Unsentimental Journey

Religious awakening as the basis of a memoir presents certain difficulties, particularly in our New Age world corrupted by trendy enlightenment and celebrity seers. But Robin Chotzinoff avoids any touchy-feely riffs in this witty, engaging account of how she, the product of a quirky and privileged yet ultimately dysfunctional upbringing in New York, embraced the spirituality underpinning her Jewish heritage. Her journey, punctuated by forays into sex, drugs and rock 'n' roll (not to mention binging on Oreos and the occasional obsessive romance), brings her to a synagogue in a Colorado mountain town, where first her daughter and then she adopt Judaism at their respective bat mitzvahs. Guided in her training by fellow author and congregant Joanne Greenberg ("I Never Promised You a Rose Garden"), whose practical wisdom is neatly juxtaposed with the wisecracks of Chotzinoff's ailing father (a onetime journalist and lifelong atheist and bon vivant), Chotzinoff delivers her tale of conversion in a funny, self-deprecating, yet thoroughly self-aware manner that takes faith off a pedestal and puts it -- where else? -- on the Sabbath table, in the conjugal bed, and, finally and triumphantly, in the author's weary yet resilient heart.

rite of passage

I disagree with the "tad tedious" review. I just finished this book and felt uplifted by Robin's honesty about her transitions through life. The book is well-written -- her ability to intertwine her struggle with her own identity and religous hunger with her dad's illness is amazing. I hope to read more books by her.

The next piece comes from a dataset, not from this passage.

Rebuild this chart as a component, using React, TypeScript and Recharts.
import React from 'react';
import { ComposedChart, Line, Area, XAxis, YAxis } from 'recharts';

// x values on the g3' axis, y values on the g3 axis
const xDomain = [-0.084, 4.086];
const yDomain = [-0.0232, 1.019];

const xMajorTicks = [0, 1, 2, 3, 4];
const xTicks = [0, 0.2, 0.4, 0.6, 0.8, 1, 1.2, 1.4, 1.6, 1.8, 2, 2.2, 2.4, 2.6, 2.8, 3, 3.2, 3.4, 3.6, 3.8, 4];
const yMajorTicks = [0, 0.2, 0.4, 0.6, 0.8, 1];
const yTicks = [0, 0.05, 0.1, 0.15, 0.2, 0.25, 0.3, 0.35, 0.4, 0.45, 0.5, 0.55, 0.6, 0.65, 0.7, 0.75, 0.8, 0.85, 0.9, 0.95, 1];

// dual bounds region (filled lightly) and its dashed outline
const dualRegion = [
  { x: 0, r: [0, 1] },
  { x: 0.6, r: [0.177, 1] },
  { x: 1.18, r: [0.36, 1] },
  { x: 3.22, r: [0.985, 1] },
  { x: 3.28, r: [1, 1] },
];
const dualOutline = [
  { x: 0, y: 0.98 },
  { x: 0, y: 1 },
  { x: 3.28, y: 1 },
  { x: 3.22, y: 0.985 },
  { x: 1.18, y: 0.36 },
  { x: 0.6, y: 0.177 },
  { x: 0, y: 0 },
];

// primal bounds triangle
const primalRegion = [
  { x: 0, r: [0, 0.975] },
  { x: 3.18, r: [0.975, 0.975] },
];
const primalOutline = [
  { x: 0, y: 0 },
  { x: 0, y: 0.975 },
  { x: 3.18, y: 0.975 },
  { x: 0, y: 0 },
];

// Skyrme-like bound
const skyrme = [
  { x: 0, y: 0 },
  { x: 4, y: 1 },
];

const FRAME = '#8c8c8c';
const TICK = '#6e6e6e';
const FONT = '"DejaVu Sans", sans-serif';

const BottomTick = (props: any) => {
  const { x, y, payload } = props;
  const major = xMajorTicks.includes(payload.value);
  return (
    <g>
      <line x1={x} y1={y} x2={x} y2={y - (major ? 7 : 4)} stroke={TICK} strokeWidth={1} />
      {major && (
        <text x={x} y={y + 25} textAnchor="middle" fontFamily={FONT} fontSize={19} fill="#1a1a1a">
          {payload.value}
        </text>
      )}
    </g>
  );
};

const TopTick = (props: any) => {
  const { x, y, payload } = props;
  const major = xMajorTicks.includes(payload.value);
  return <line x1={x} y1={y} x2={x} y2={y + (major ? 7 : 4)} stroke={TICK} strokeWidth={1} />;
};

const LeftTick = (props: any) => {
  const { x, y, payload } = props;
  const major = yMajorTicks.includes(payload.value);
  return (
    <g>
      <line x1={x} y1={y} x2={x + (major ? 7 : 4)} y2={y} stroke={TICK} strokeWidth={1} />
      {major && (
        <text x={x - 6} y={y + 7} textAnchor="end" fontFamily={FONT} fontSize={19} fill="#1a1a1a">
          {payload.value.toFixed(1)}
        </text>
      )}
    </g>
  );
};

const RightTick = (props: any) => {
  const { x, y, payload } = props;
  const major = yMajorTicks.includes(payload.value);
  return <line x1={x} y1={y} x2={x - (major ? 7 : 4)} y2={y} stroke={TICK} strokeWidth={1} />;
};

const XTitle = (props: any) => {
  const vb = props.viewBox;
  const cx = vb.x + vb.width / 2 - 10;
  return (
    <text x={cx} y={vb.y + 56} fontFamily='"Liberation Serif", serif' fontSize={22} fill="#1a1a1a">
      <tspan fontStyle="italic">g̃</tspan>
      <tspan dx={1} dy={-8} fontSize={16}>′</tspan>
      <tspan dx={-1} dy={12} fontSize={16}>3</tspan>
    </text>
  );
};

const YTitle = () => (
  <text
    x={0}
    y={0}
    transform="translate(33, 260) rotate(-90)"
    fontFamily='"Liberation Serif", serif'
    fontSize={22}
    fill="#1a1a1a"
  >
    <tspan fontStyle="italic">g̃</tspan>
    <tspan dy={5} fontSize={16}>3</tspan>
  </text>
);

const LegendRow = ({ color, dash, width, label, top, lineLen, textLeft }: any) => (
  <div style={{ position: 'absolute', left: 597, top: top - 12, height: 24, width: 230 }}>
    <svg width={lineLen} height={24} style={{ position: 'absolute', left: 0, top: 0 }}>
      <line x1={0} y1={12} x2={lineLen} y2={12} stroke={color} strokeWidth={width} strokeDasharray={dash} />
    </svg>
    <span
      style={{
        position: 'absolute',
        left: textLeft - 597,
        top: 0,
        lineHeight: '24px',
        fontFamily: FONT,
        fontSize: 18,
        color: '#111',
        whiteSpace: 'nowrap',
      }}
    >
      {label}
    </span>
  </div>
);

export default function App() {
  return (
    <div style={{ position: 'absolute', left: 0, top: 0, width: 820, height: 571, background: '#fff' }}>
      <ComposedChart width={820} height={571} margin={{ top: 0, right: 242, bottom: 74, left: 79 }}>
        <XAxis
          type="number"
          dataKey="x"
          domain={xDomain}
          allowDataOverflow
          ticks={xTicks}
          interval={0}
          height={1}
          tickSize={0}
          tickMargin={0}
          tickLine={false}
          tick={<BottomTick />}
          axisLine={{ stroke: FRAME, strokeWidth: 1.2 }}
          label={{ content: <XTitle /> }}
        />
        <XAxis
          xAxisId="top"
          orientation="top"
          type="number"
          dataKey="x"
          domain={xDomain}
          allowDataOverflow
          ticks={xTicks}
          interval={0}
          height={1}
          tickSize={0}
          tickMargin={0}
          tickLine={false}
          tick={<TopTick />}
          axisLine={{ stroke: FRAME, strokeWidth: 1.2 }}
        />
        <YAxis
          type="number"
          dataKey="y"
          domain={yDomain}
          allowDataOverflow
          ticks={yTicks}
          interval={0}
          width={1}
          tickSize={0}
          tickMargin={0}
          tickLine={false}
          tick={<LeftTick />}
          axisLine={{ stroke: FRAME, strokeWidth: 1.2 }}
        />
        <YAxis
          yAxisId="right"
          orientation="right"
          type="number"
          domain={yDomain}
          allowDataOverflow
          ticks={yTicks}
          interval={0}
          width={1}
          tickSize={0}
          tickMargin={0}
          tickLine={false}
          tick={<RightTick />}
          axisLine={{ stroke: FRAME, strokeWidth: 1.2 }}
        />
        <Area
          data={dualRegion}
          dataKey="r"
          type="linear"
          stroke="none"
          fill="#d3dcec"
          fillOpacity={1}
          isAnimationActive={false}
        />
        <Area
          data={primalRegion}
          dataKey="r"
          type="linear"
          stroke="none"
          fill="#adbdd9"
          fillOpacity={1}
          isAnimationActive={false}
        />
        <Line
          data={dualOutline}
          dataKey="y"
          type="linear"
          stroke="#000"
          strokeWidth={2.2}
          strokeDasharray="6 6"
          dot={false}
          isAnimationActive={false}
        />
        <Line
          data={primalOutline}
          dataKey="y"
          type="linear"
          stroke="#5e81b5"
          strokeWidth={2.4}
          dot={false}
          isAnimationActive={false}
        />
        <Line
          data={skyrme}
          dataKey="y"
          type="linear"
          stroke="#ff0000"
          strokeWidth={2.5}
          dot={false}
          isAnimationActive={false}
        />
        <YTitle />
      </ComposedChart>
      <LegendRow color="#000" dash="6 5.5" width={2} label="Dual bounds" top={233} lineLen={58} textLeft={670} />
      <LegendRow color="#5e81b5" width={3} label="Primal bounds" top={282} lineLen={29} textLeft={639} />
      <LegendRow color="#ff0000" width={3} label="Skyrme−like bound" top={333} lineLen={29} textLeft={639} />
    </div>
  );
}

An exodus from rootlessness

Nobody plans to stumble across God in an unexpected place, least of all someone who doesn't believe in God at all. But when writer Robin Chotzinoff realized 40 years into her life that she simply wasn't a very convincing atheist, there were no thunderclaps, just a warm winter rain, no cyclone but a soft Chinook wind. God was inside her, where she least expected to find him. Chotzinoff's "Holy Unexpected: My New Life as a Jew" is one woman's religious journey, but without the proselytizing or solemn moralizing. In fact, it's just about what you might expect from the daughter of a Catholic mother and a Jewish father who didn't put much stock in God: Not irreverent, but certainly not somber. It's a story about a journey as much as a destination. Chotzinoff's mid-life spiritual awakening is alternately tender and surprisingly funny. A gifted writer, reporter and dreamer with two previous nonfiction books and numerous articles, she gracefully draws meaning from simple moments. A childhood debate over the relative importance of being Hercules vs. Jesus. The propriety of praying while snowboarding. How to observe the Sabbath on Saturday but still go to Wal-Mart for duct tape. Resting her head on her dead father's arm moments after his last breath. You needn't speak Yiddish to understand exactly what's in her heart. "Holy Unexpected" is also populated with unique characters from the author's life who illustrate the kaleidoscopic spectrum of religious exploration, from faithless to faithful. It's a memoir, but there's little arrogance or ego on display. The sensitivity of this memoir is in its cast as much as its poetic rendering of an ancient faith, race, culture or whatever you believe Judaism to be. And at a time when Jewishness lies deep in the heart of the heart of a great conflict that's not-so-casually been labeled World War III, "Holy Unexpected" slices through the frustrating dialectics, obscure and misinterpreted ideologies, the wailing walls of prejudice, and fanatic manifestos fired like Katyushas from an increasingly radicalized Middle East. Chotzinoff's personal story is a different kind of exodus, a journey from rootlessness to belonging that many of us - Jewish, Christian or Muslim - make in our lives.